Alabama Cooperative Extension System conservation crop specialist Dr. Dennis Delaney said soybeans would offer tender vegetation, which is what armyworms feed on in pastures.
“Just like in pastures, armyworms can eat most of the soybean plant,” Delaney said. “The armyworms tend to eat the leaves and leave the tougher part of the plant. They also often move from grass weeds in soybean fields to soybean plants when the grass is eaten up, or killed by herbicides.”
Delaney said their movement from plant to plant is quick, and an infested field can be seriously damaged in a short amount of time. After bloom, the threshold for lower leaf loss is 20 percent or less.
Dr. Kathy Flanders, an Alabama Extension entomologist, said she recommends treatments in pastures when there are more than two caterpillars per square foot. One way to determine the number of caterpillars in a field is to physically look for them, but sometimes finding them is difficult.
In the field, Smith said the soybean threshold is normally six to eight caterpillars per row foot. The sweep net threshold for fall armyworms is 1.5 medium to large size caterpillars per sweep, and a foliage loss potential of more than 20 percent in soybeans in the reproductive stage.
Life Cycle and treatment
It takes about 30 days for a female armyworm to develop into a mature, egg-laying worm. The length of this cycle coincides with reports of armyworms in the state. Some of the first armyworm reports were in late June. Producers are now seeing a recurrence of armyworm issues they thought were taken care of earlier in the summer.
“Fall armyworms in soybeans can be most economically controlled with a pyrethroid insecticide at a mid-label rate,” Smith said. “Armyworms are a pest that can thankfully be controlled at a rate of two to three dollars per acre.”
Alabama Cooperative Extension System entomologists have been watching soybean looper numbers rise for several weeks. The major outbreak entomologists warned against earlier in the summer is happening in soybean fields in south and central Alabama.
Soybean loopers are also increasing in number in many north Alabama soybean fields. These are the key species triggering treatments during the third week of August in some fields in the Tennessee Valley for the complex of foliage feeding and pod feeding worms infesting double-cropped soybeans. The most recent year in which the soybean looper was a serious pest of north Alabama soybeans was 2012 when treatments were initiated the first week of September.
Extension researchers have pest traps scattered at locations throughout the state. High soybean looper trap counts in July gave entomologists reason to believe the looper numbers would be higher than-average in early August.
Reed and Smith are encouraging farmers to diligently scout soybean fields.
“The occurrence of soybean loopers is widespread in soybean fields in south and central Alabama at this time,” Smith said. “With widespread pest pressure, if a grower does not have a commercial scout, it is important to actively look for soybean loopers themselves.”
Adding insecticides to fungicide
Farmers in the Gulf Coast area of Alabama began adding insecticides to their fungicide sprays for some fields during the first half of August to slow the increase in soybean looper numbers.
Soybean looper larvae feed primarily on foliage.
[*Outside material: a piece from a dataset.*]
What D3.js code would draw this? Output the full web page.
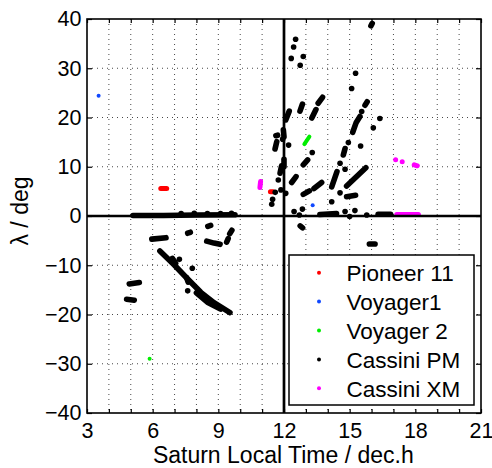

They will normally start feeding in the lower half of the plant canopy and move upward over time. Reed said scouts should try get their sweep nets into the lower half of the canopy if possible to get a more accurate estimate of soybean looper numbers. Soybean loopers are more difficult to dislodge from soybeans than other foliage feeding caterpillars.
“Early on, farmers will see leaves with a window pane effect,” Reed said. “The very small soybean looper larvae eat only the green portion of the leaf leaving behind the transparent cuticle layer. As larvae mature, they become more aggressive feeders and once soybean loopers begin feeding on the upper canopy, they can soon consume more than 50 percent of the foliage when numbers are high.”
Smith said soybean loopers are the most expensive pest to control. While there is more than one option, there are a limited number of control options available for soybean loopers—ranging from less than $10 per acre to nearly $20 per acre. Intrepid, Intrepid Edge, Belt, Besiege, Prevathon and Steward are the only four products available to farmers for soybean looper control.